Putting an exact monetary value on the improved financial risk assessment is speculative. This makes the assessment of the benefit of improved risk estimation against the total cost of such a full scale installation difficult. From the Monte Carlo runs of financial assessments 1 to 3, the 1,100 profitability results can be integrated by determining the vector sum of every point result and scaling it to 1. This is a probabilistic estimate of the unit production cost per tonne of struvite/year, to yield a discounted payback of 10 years. In fact, one could call it the ‘average’ unit production cost of struvite, but based on probability distributions with varying boundary conditions in financial assessments 1, 2 and 3. This value was estimated at € 896/tonne after the desk study (financial assessment 1) and finally at € 485/tonne after the 2 years of full-scale piloting (financial assessment 3).

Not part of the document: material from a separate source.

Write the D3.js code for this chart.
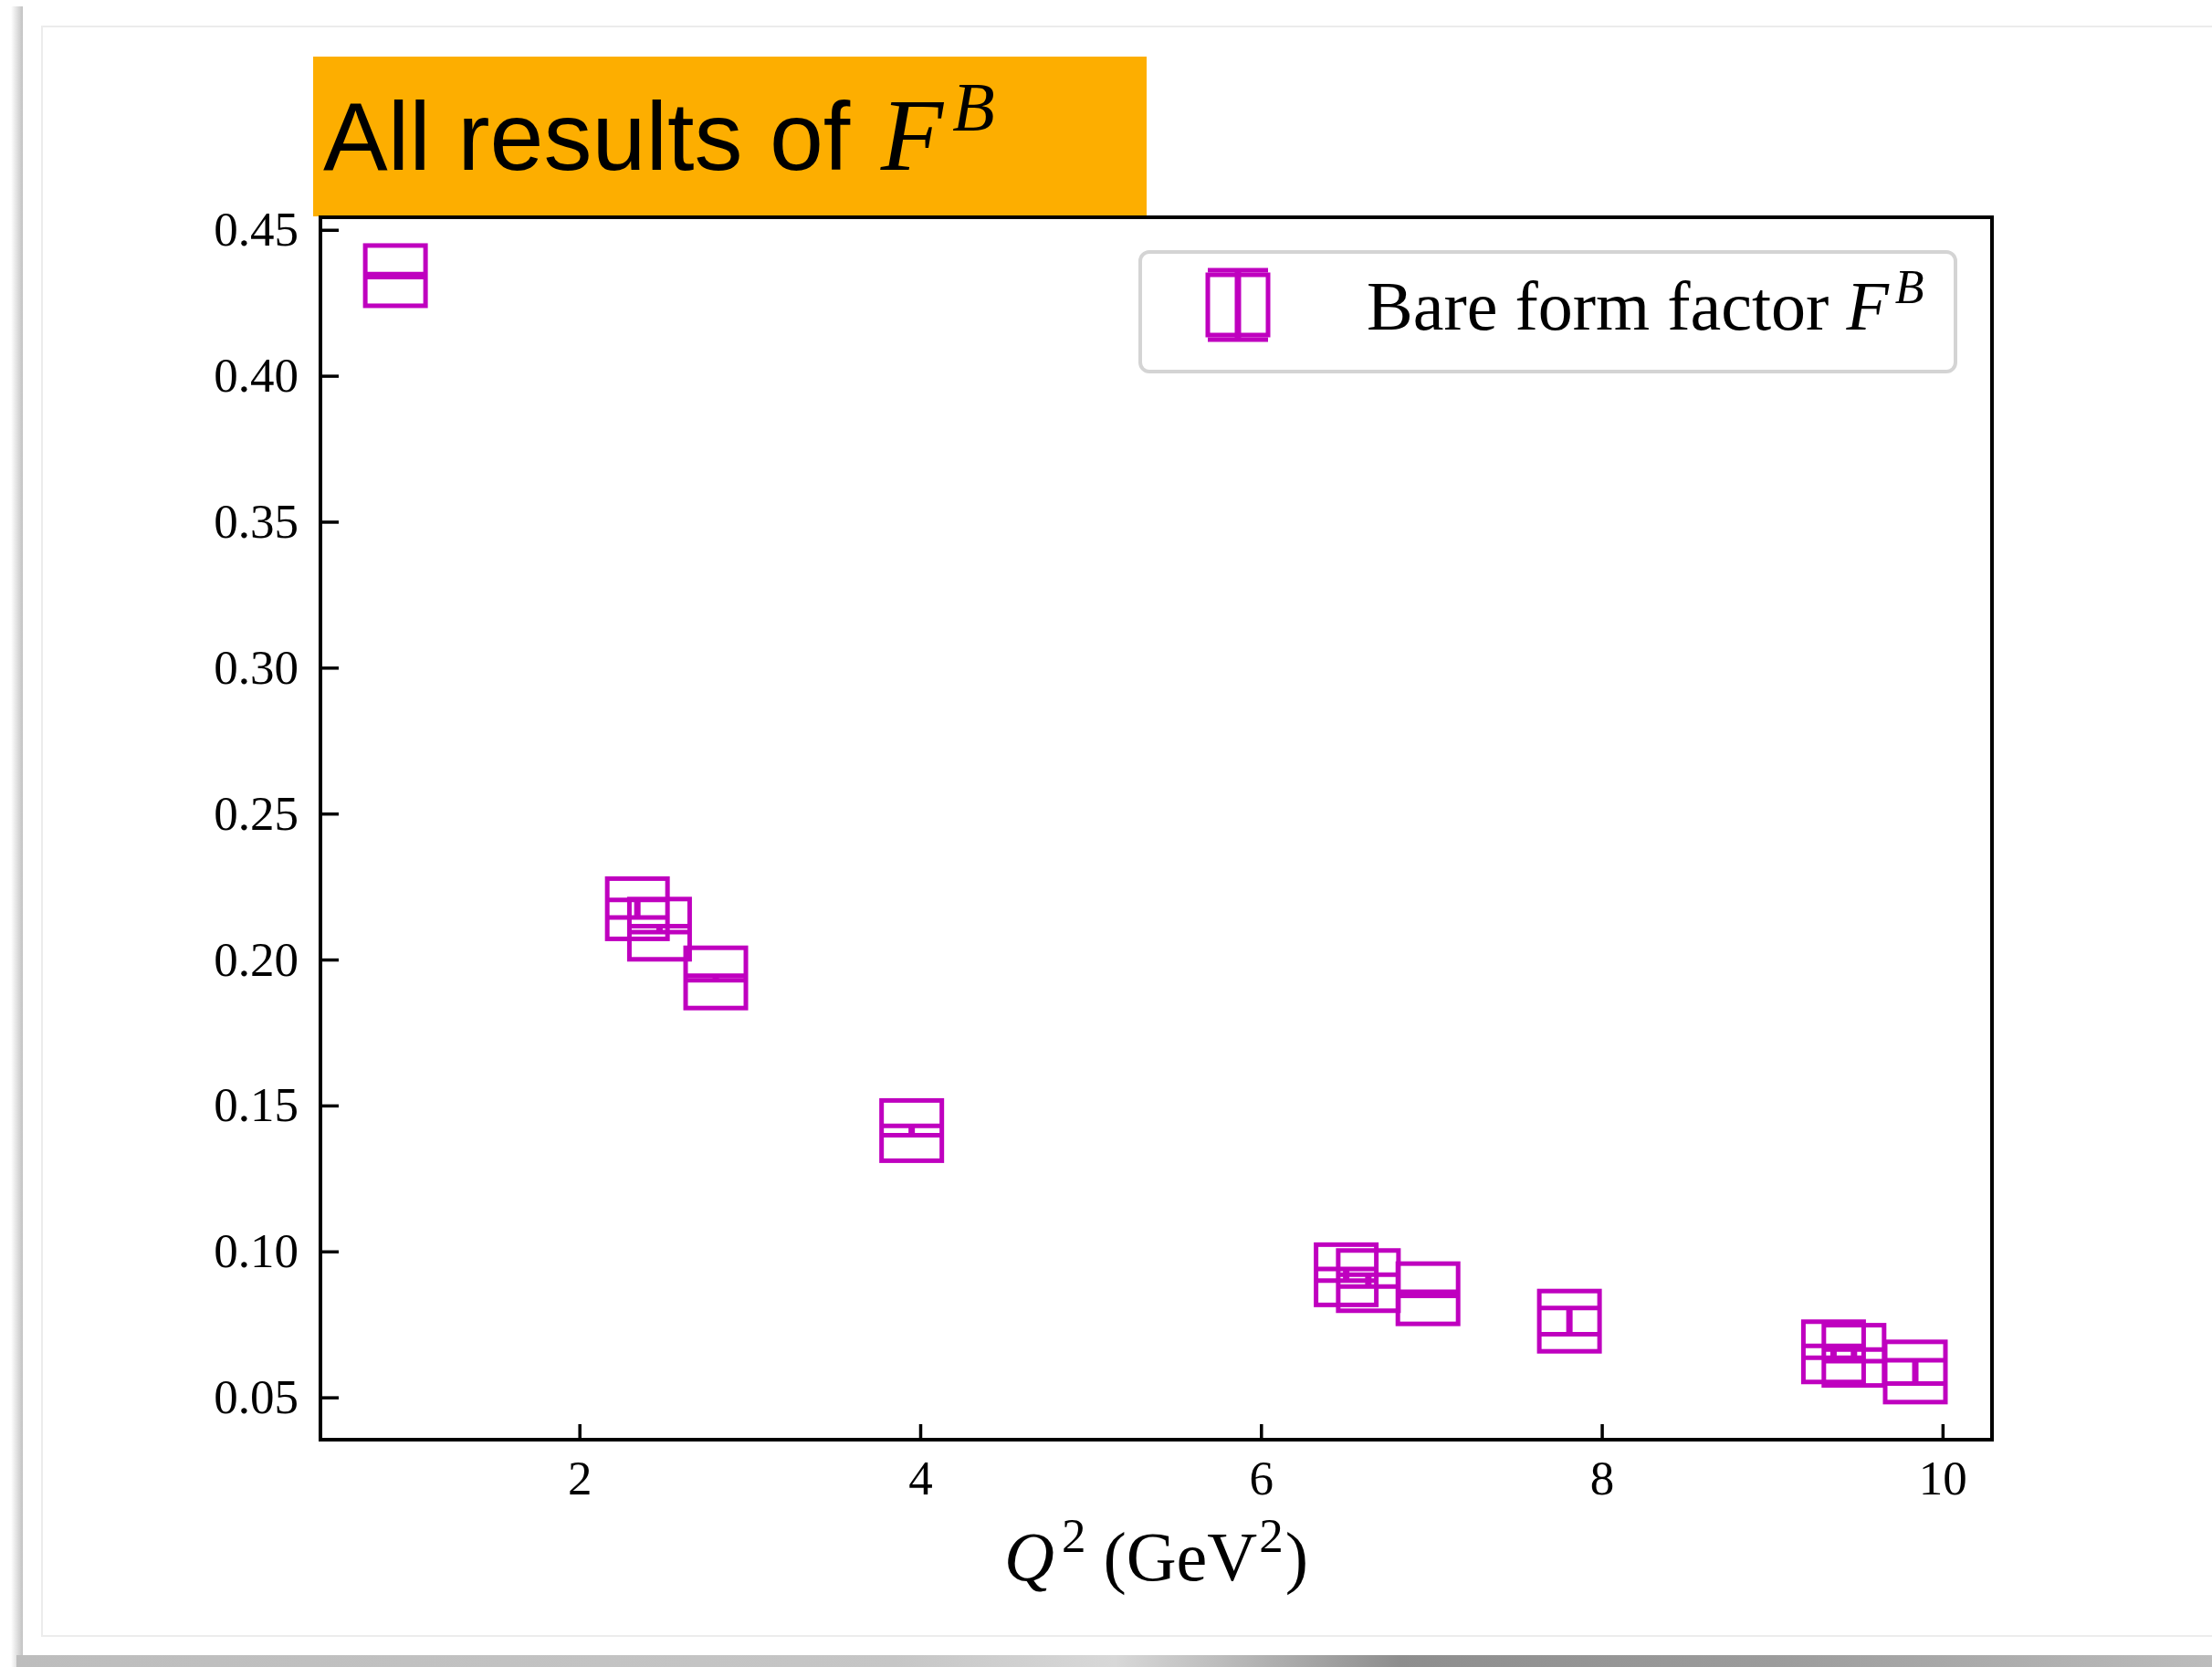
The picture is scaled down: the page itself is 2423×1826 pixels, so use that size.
<!DOCTYPE html>
<html>
<head>
<meta charset="utf-8">
<script src="https://cdn.jsdelivr.net/npm/d3@7"></script>
<style>
  body { margin: 0; background: #fff; }
  svg { display: block; }
</style>
</head>
<body>
<div id="chart"></div>
<script>
// data
var q2    = [0.92, 2.34, 2.47, 2.80, 3.95, 6.50, 6.63, 6.98, 7.81, 9.36, 9.48, 9.84];
var fb    = [0.4343, 0.2174, 0.2104, 0.1937, 0.1414, 0.0920, 0.0900, 0.0855, 0.0761, 0.0656, 0.0644, 0.0587];
var fbErr = [0.0005, 0.0030, 0.0010, 0.0008, 0.0016, 0.0020, 0.0020, 0.0007, 0.0045, 0.0020, 0.0020, 0.0040];
var xTicks = [2, 4, 6, 8, 10];
var yTicks = [0.05, 0.10, 0.15, 0.20, 0.25, 0.30, 0.35, 0.40, 0.45];

var width = 2423, height = 1826;
var plot = {left: 351, right: 2182, top: 238, bottom: 1577};
var magenta = "#bf00bf";
var serif = "'Liberation Serif', 'Times New Roman', serif";

var svg = d3.select("#chart").append("svg")
    .attr("width", width)
    .attr("height", height);

var defs = svg.append("defs");
var lg = defs.append("linearGradient").attr("id", "leftShadow")
    .attr("x1", 0).attr("x2", 1).attr("y1", 0).attr("y2", 0);
lg.append("stop").attr("offset", 0).attr("stop-color", "#fff");
lg.append("stop").attr("offset", 1).attr("stop-color", "#c2c2c2");
var bg = defs.append("linearGradient").attr("id", "bottomShadow")
    .attr("x1", 0).attr("x2", 1).attr("y1", 0).attr("y2", 0);
[[0, "#bdbdbd"], [0.4, "#c6c6c6"], [0.5, "#d8d8d8"], [0.63, "#8e8e8e"], [0.8, "#9c9c9c"], [1, "#bcbcbc"]]
  .forEach(function(s){ bg.append("stop").attr("offset", s[0]).attr("stop-color", s[1]); });

// slide card + shadow
svg.append("rect").attr("x", 12).attr("y", 7).attr("width", 13).attr("height", 1819).attr("fill", "url(#leftShadow)");
svg.append("rect").attr("x", 18).attr("y", 1813).attr("width", width - 18).attr("height", 13).attr("fill", "url(#bottomShadow)");
svg.append("rect").attr("x", 25).attr("y", 7).attr("width", width - 25).attr("height", 1806).attr("fill", "#fff");
svg.append("path")
    .attr("d", "M" + width + ",29 H46 V1792 H" + width)
    .attr("fill", "none").attr("stroke", "#ececec").attr("stroke-width", 2);

// title box
svg.append("rect").attr("x", 343).attr("y", 62).attr("width", 913).attr("height", 175).attr("fill", "#fdae00");
var title = svg.append("text")
    .attr("x", 354).attr("y", 186)
    .style("font-family", "'Liberation Sans', Arial, sans-serif")
    .style("font-size", "106px")
    .attr("fill", "#000");
title.append("tspan").text("All results of ");
title.append("tspan").style("font-family", serif).style("font-style", "italic").style("font-size", "112px")
    .attr("dx", 4).text("F");
title.append("tspan").style("font-family", serif).style("font-style", "italic").style("font-size", "76px")
    .attr("dx", 10).attr("dy", -43).text("B");

var x = d3.scaleLinear().domain([0.48, 10.29]).range([plot.left, plot.right]);
var y = d3.scaleLinear().domain([0.0355, 0.4543]).range([plot.bottom, plot.top]);

// axes, ticks pointing inward
var gx = svg.append("g")
    .attr("transform", "translate(0," + plot.bottom + ")")
    .call(d3.axisBottom(x).tickValues(xTicks).tickFormat(d3.format("d"))
          .tickSizeInner(-17).tickSizeOuter(0).tickPadding(22));
var gy = svg.append("g")
    .attr("transform", "translate(" + plot.left + ",0)")
    .call(d3.axisLeft(y).tickValues(yTicks).tickFormat(d3.format(".2f"))
          .tickSizeInner(-20).tickSizeOuter(0).tickPadding(24));
[gx, gy].forEach(function(g){
  g.select(".domain").remove();
  g.selectAll(".tick line").attr("stroke", "#000").attr("stroke-width", 3.5);
  g.selectAll(".tick text").attr("fill", "#000")
    .style("font-family", serif).style("font-size", "53px");
});

svg.append("rect")
    .attr("x", plot.left).attr("y", plot.top)
    .attr("width", plot.right - plot.left).attr("height", plot.bottom - plot.top)
    .attr("fill", "none").attr("stroke", "#000").attr("stroke-width", 4);

// errorbar marker: hollow square, caps as wide as the square, vertical bar
var half = 33;
function drawMarker(g, cx, yTop, yBot, cy) {
  g.append("line").attr("x1", cx).attr("x2", cx).attr("y1", yTop).attr("y2", yBot)
    .attr("stroke", magenta).attr("stroke-width", 7);
  [yTop, yBot].forEach(function(cyy){
    g.append("line").attr("x1", cx - half).attr("x2", cx + half).attr("y1", cyy).attr("y2", cyy)
      .attr("stroke", magenta).attr("stroke-width", 5);
  });
  g.append("rect").attr("x", cx - half).attr("y", cy - half)
    .attr("width", 2 * half).attr("height", 2 * half)
    .attr("fill", "none").attr("stroke", magenta).attr("stroke-width", 5);
}

var marks = svg.append("g");
q2.forEach(function(q, i){
  drawMarker(marks, x(q), y(fb[i] + fbErr[i]), y(fb[i] - fbErr[i]), y(fb[i]));
});

// legend
var leg = svg.append("g");
leg.append("rect").attr("x", 1249).attr("y", 276).attr("width", 893).attr("height", 131)
    .attr("rx", 10).attr("fill", "#fff").attr("stroke", "#d4d4d4").attr("stroke-width", 4);
drawMarker(leg, 1356, 296, 372, 334);
var lt = leg.append("text").attr("x", 1497).attr("y", 361)
    .style("font-family", serif).style("font-size", "76px").attr("fill", "#000");
lt.append("tspan").text("Bare form factor ");
lt.append("tspan").style("font-style", "italic").text("F");
lt.append("tspan").style("font-style", "italic").style("font-size", "52px")
    .attr("dx", 7).attr("dy", -29).text("B");

// x label
var xl = svg.append("text")
    .attr("x", (plot.left + plot.right) / 2).attr("y", 1731)
    .attr("text-anchor", "middle")
    .style("font-family", serif).style("font-size", "76px").attr("fill", "#000");
xl.append("tspan").style("font-style", "italic").text("Q");
xl.append("tspan").style("font-size", "53px").attr("dx", 8).attr("dy", -31).text("2");
xl.append("tspan").attr("dy", 31).text(" (GeV");
xl.append("tspan").style("font-size", "53px").attr("dx", 2).attr("dy", -31).text("2");
xl.append("tspan").attr("dx", 2).attr("dy", 31).text(")");
</script>
</body>
</html>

At present, Aquafin could deploy this technique only at large P-bio-removal WWTPs. If it were deployed at all such plants, annual struvite production would be approximately 1,000 tonnes, so the probabilistic estimator can be multiplied by 1,000. The difference of this between financial assessments 1 and 3 exceeds € 411,000/year. This relatively large annual value, compared to the cost of full-scale testing, illustrates theoretically the benefit of using full-scale tests for decision making in such situations.
CONCLUSION
Saying that ‘longer, bigger and case-specific testing’ is better is forcing an open door. This statement is quantified here, however, with a concrete example of use of a full-scale pilot for P-recovery from digested sludge at Leuven WWTP. As a utility for whom wastewater treatment is the core business, ‘extra’ innovative projects will always require sufficient, trustworthy data for their defense. Investing with risk is less of a problem than investing without knowing the risk. Over the last three years, the financial assessment of this recovery technique has moved away from uncertain, literature-based data from other sludges, tested at different scales in different locations.

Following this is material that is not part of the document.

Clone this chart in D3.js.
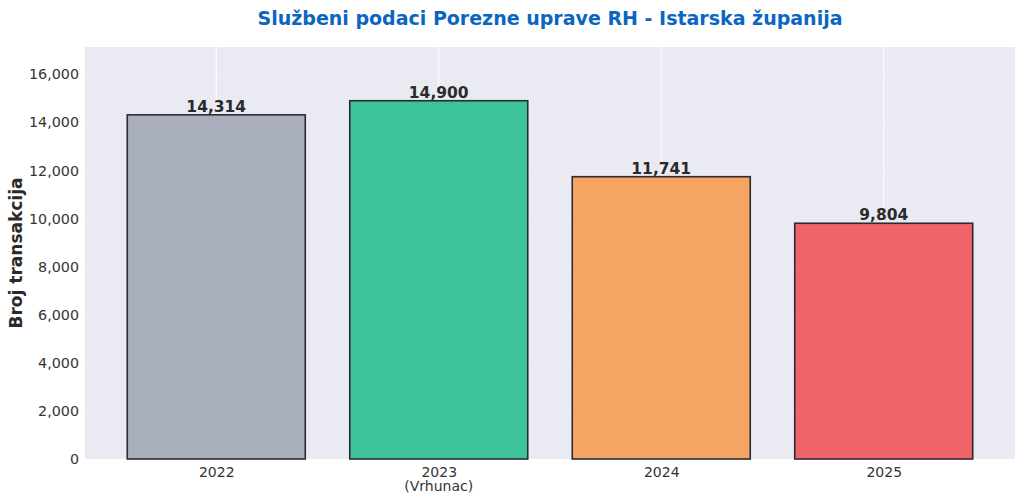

Upsizing a pilot test is not a miraculous way forward. However, the initial uncertainty and sensitivity analysis of any new technique should at least help to define the minimum size of pilot plant needed to evaluate correctly the sensitive parameters and thus yield a more reliable economic analysis, in addition to the demonstration value of larger scale pilots. Given the current lack of corroborating results on this modern P-recovery technique, investing in a full-scale pilot was well justified, in this particular case, as well as necessary to sharpen its financial analysis.